▶ **WORK TO COMPLETE**
Write out every entry precisely as given, leaving the pictures out.

——

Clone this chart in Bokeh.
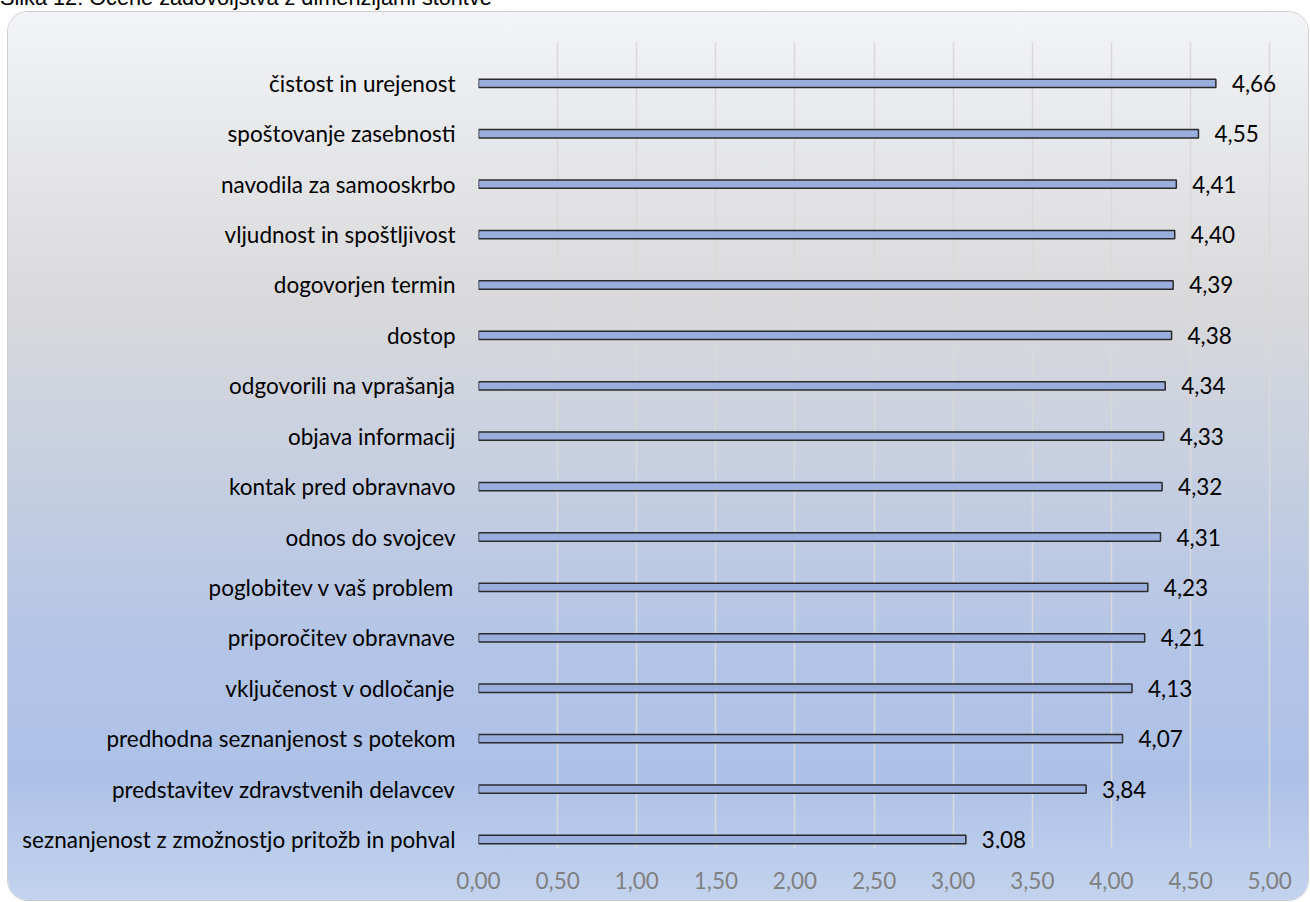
from bokeh.plotting import figure
from bokeh.models import Range1d, FixedTicker, Div, ColumnDataSource, CustomJSTickFormatter
from bokeh.layouts import column
from bokeh.embed import file_html
from bokeh.resources import INLINE
from bokeh.core.properties import value

# ---- data (top to bottom as shown) ----
categories = [
    "čistost in urejenost",
    "spoštovanje zasebnosti",
    "navodila za samooskrbo",
    "vljudnost in spoštljivost",
    "dogovorjen termin",
    "dostop",
    "odgovorili na vprašanja",
    "objava informacij",
    "kontak pred obravnavo",
    "odnos do svojcev",
    "poglobitev v vaš problem",
    "priporočitev obravnave",
    "vključenost v odločanje",
    "predhodna seznanjenost s potekom",
    "predstavitev zdravstvenih delavcev",
    "seznanjenost z zmožnostjo pritožb in pohval",
]
scores = [4.66, 4.55, 4.41, 4.40, 4.39, 4.38, 4.34, 4.33, 4.32, 4.31,
          4.23, 4.21, 4.13, 4.07, 3.84, 3.08]
x_ticks = [0.0, 0.5, 1.0, 1.5, 2.0, 2.5, 3.0, 3.5, 4.0, 4.5, 5.0]
title_text = "Slika 12: Ocene zadovoljstva z dimenzijami storitve"

FONT = "Lato"
FSIZE = "22.5px"

cats_bt = categories[::-1]
vals_bt = scores[::-1]
ypos = list(range(len(cats_bt)))
val_labels = [f"{v:.2f}".replace(".", ",") for v in vals_bt]
src = ColumnDataSource(dict(y=ypos, v=vals_bt, cat=cats_bt, lab=val_labels))

p = figure(
    width=1300, height=888,
    x_range=Range1d(0, 5.1), y_range=Range1d(-0.179, 15.81),
    output_backend="svg", toolbar_location=None,
    min_border_left=470, min_border_right=23,
    min_border_top=30, min_border_bottom=52,
)
p.background_fill_color = None
p.border_fill_color = None
p.outline_line_color = None
p.margin = (0, 0, 0, 8)
p.styles = {
    "border-radius": "20px",
    "background": "linear-gradient(to bottom, #f3f4f8 0%, #e6e7ea 15%, #d9d9db 33%, #c6cfe1 52%, #b3c4e6 72%, #adc1e7 86%, #c3d3ee 100%)",
    "box-shadow": "0 0 0 1px #cfcfcf",
}

p.hbar(y="y", right="v", left=0, height=0.165, source=src,
       fill_color="#9aaede", line_color="#2b2b2b", line_width=1.5)

p.text(x="v", y="y", text="lab", source=src, x_offset=16,
       text_align="left", text_baseline="middle",
       text_font=value(FONT), text_font_size=FSIZE, text_color="#000000")

# x axis
p.xaxis.ticker = FixedTicker(ticks=x_ticks)
p.xaxis.formatter = CustomJSTickFormatter(code="return tick.toFixed(2).replace('.', ',');")
p.xaxis.axis_line_color = None
p.xaxis.major_tick_line_color = None
p.xaxis.minor_tick_line_color = None
p.xaxis.major_label_text_font = FONT
p.xaxis.major_label_text_font_size = FSIZE
p.xaxis.major_label_text_color = "#808080"
p.xaxis.major_label_standoff = 17

# y axis
p.yaxis.ticker = FixedTicker(ticks=ypos)
p.yaxis.major_label_overrides = {i: c for i, c in zip(ypos, cats_bt)}
p.yaxis.axis_line_color = None
p.yaxis.major_tick_line_color = None
p.yaxis.minor_tick_line_color = None
p.yaxis.major_label_text_font = FONT
p.yaxis.major_label_text_font_size = FSIZE
p.yaxis.major_label_text_color = "#000000"
p.yaxis.major_label_standoff = 17

# grid
p.xgrid.ticker = FixedTicker(ticks=x_ticks)
p.xgrid.grid_line_color = "#d9d9d9"
p.xgrid.grid_line_width = 1.5
p.ygrid.grid_line_color = None

title_div = Div(
    text=(f'<div style="position:relative; top:-13px; white-space:nowrap; '
          f'font-family:\'Liberation Sans\', Arial, sans-serif; font-size:21.7px; '
          f'line-height:22px; color:#000;">{title_text}</div>'),
    width=1310, height=12, margin=(0, 0, 0, 0),
    styles={"overflow": "hidden"},
)

layout = column(title_div, p, spacing=0)

open("out.html", "w").write(file_html(layout, INLINE))
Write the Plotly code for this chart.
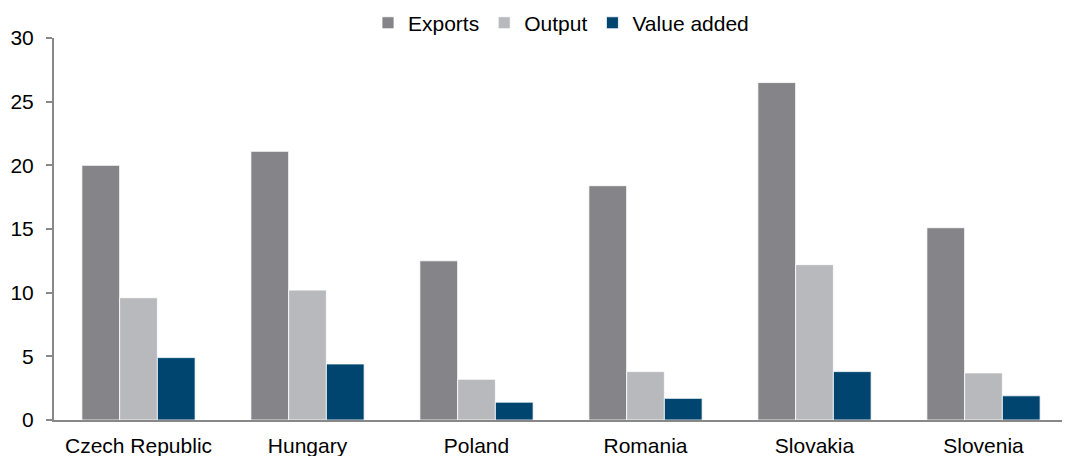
import plotly.graph_objects as go

countries = ["Czech Republic", "Hungary", "Poland", "Romania", "Slovakia", "Slovenia"]
exports = [20.0, 21.1, 12.5, 18.4, 26.5, 15.1]
output = [9.6, 10.2, 3.2, 3.8, 12.2, 3.7]
value_added = [4.9, 4.4, 1.4, 1.7, 3.8, 1.9]

fig = go.Figure()
fig.add_trace(go.Bar(x=countries, y=exports, name="Exports",
                     marker=dict(color="#858589", line=dict(color="white", width=0.8))))
fig.add_trace(go.Bar(x=countries, y=output, name="Output",
                     marker=dict(color="#b8b9bd", line=dict(color="white", width=0.8))))
fig.add_trace(go.Bar(x=countries, y=value_added, name="Value added",
                     marker=dict(color="#004570", line=dict(color="white", width=0.8))))

# page body has an 8px margin, so the figure is a bit smaller than the window
fig.update_layout(
    width=1062, height=448,
    margin=dict(l=46, r=2, t=30, b=36, autoexpand=False),
    paper_bgcolor="white", plot_bgcolor="white",
    font=dict(family="Liberation Sans, Arial", size=21, color="black"),
    barmode="group", bargap=0.33, bargroupgap=0,
    legend=dict(orientation="h", x=0.5, xanchor="center", y=1.039, yanchor="middle",
                font=dict(size=21), itemwidth=30,
                traceorder="normal", tracegroupgap=0),
    showlegend=True,
)
fig.update_xaxes(showline=True, linecolor="#888888", linewidth=2, ticks="",
                 showgrid=False, tickfont=dict(size=21), automargin=False,
                 ticklabelstandoff=6)
fig.update_yaxes(range=[0, 30], dtick=5, showline=True, linecolor="#888888", linewidth=2,
                 ticks="outside", ticklen=6, tickcolor="#888888", tickwidth=2,
                 showgrid=False, zeroline=False, tickfont=dict(size=21), automargin=False,
                 ticklabelstandoff=8)

fig.write_html("out.html")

——

▶ **SOLUTION FOR THIS EXERCISE**
Clone this chart in Bokeh.
from bokeh.plotting import figure
from bokeh.models import Range1d, FixedTicker, Div, ColumnDataSource, CustomJSTickFormatter
from bokeh.layouts import column
from bokeh.embed import file_html
from bokeh.resources import INLINE
from bokeh.core.properties import value

# ---- data (top to bottom as shown) ----
categories = [
    "čistost in urejenost",
    "spoštovanje zasebnosti",
    "navodila za samooskrbo",
    "vljudnost in spoštljivost",
    "dogovorjen termin",
    "dostop",
    "odgovorili na vprašanja",
    "objava informacij",
    "kontak pred obravnavo",
    "odnos do svojcev",
    "poglobitev v vaš problem",
    "priporočitev obravnave",
    "vključenost v odločanje",
    "predhodna seznanjenost s potekom",
    "predstavitev zdravstvenih delavcev",
    "seznanjenost z zmožnostjo pritožb in pohval",
]
scores = [4.66, 4.55, 4.41, 4.40, 4.39, 4.38, 4.34, 4.33, 4.32, 4.31,
          4.23, 4.21, 4.13, 4.07, 3.84, 3.08]
x_ticks = [0.0, 0.5, 1.0, 1.5, 2.0, 2.5, 3.0, 3.5, 4.0, 4.5, 5.0]
title_text = "Slika 12: Ocene zadovoljstva z dimenzijami storitve"

FONT = "Lato"
FSIZE = "22.5px"

cats_bt = categories[::-1]
vals_bt = scores[::-1]
ypos = list(range(len(cats_bt)))
val_labels = [f"{v:.2f}".replace(".", ",") for v in vals_bt]
src = ColumnDataSource(dict(y=ypos, v=vals_bt, cat=cats_bt, lab=val_labels))

p = figure(
    width=1300, height=888,
    x_range=Range1d(0, 5.1), y_range=Range1d(-0.179, 15.81),
    output_backend="svg", toolbar_location=None,
    min_border_left=470, min_border_right=23,
    min_border_top=30, min_border_bottom=52,
)
p.background_fill_color = None
p.border_fill_color = None
p.outline_line_color = None
p.margin = (0, 0, 0, 8)
p.styles = {
    "border-radius": "20px",
    "background": "linear-gradient(to bottom, #f3f4f8 0%, #e6e7ea 15%, #d9d9db 33%, #c6cfe1 52%, #b3c4e6 72%, #adc1e7 86%, #c3d3ee 100%)",
    "box-shadow": "0 0 0 1px #cfcfcf",
}

p.hbar(y="y", right="v", left=0, height=0.165, source=src,
       fill_color="#9aaede", line_color="#2b2b2b", line_width=1.5)

p.text(x="v", y="y", text="lab", source=src, x_offset=16,
       text_align="left", text_baseline="middle",
       text_font=value(FONT), text_font_size=FSIZE, text_color="#000000")

# x axis
p.xaxis.ticker = FixedTicker(ticks=x_ticks)
p.xaxis.formatter = CustomJSTickFormatter(code="return tick.toFixed(2).replace('.', ',');")
p.xaxis.axis_line_color = None
p.xaxis.major_tick_line_color = None
p.xaxis.minor_tick_line_color = None
p.xaxis.major_label_text_font = FONT
p.xaxis.major_label_text_font_size = FSIZE
p.xaxis.major_label_text_color = "#808080"
p.xaxis.major_label_standoff = 17

# y axis
p.yaxis.ticker = FixedTicker(ticks=ypos)
p.yaxis.major_label_overrides = {i: c for i, c in zip(ypos, cats_bt)}
p.yaxis.axis_line_color = None
p.yaxis.major_tick_line_color = None
p.yaxis.minor_tick_line_color = None
p.yaxis.major_label_text_font = FONT
p.yaxis.major_label_text_font_size = FSIZE
p.yaxis.major_label_text_color = "#000000"
p.yaxis.major_label_standoff = 17

# grid
p.xgrid.ticker = FixedTicker(ticks=x_ticks)
p.xgrid.grid_line_color = "#d9d9d9"
p.xgrid.grid_line_width = 1.5
p.ygrid.grid_line_color = None

title_div = Div(
    text=(f'<div style="position:relative; top:-13px; white-space:nowrap; '
          f'font-family:\'Liberation Sans\', Arial, sans-serif; font-size:21.7px; '
          f'line-height:22px; color:#000;">{title_text}</div>'),
    width=1310, height=12, margin=(0, 0, 0, 0),
    styles={"overflow": "hidden"},
)

layout = column(title_div, p, spacing=0)

open("out.html", "w").write(file_html(layout, INLINE))
Write the Plotly code for this chart.
import plotly.graph_objects as go

countries = ["Czech Republic", "Hungary", "Poland", "Romania", "Slovakia", "Slovenia"]
exports = [20.0, 21.1, 12.5, 18.4, 26.5, 15.1]
output = [9.6, 10.2, 3.2, 3.8, 12.2, 3.7]
value_added = [4.9, 4.4, 1.4, 1.7, 3.8, 1.9]

fig = go.Figure()
fig.add_trace(go.Bar(x=countries, y=exports, name="Exports",
                     marker=dict(color="#858589", line=dict(color="white", width=0.8))))
fig.add_trace(go.Bar(x=countries, y=output, name="Output",
                     marker=dict(color="#b8b9bd", line=dict(color="white", width=0.8))))
fig.add_trace(go.Bar(x=countries, y=value_added, name="Value added",
                     marker=dict(color="#004570", line=dict(color="white", width=0.8))))

# page body has an 8px margin, so the figure is a bit smaller than the window
fig.update_layout(
    width=1062, height=448,
    margin=dict(l=46, r=2, t=30, b=36, autoexpand=False),
    paper_bgcolor="white", plot_bgcolor="white",
    font=dict(family="Liberation Sans, Arial", size=21, color="black"),
    barmode="group", bargap=0.33, bargroupgap=0,
    legend=dict(orientation="h", x=0.5, xanchor="center", y=1.039, yanchor="middle",
                font=dict(size=21), itemwidth=30,
                traceorder="normal", tracegroupgap=0),
    showlegend=True,
)
fig.update_xaxes(showline=True, linecolor="#888888", linewidth=2, ticks="",
                 showgrid=False, tickfont=dict(size=21), automargin=False,
                 ticklabelstandoff=6)
fig.update_yaxes(range=[0, 30], dtick=5, showline=True, linecolor="#888888", linewidth=2,
                 ticks="outside", ticklen=6, tickcolor="#888888", tickwidth=2,
                 showgrid=False, zeroline=False, tickfont=dict(size=21), automargin=False,
                 ticklabelstandoff=8)

fig.write_html("out.html")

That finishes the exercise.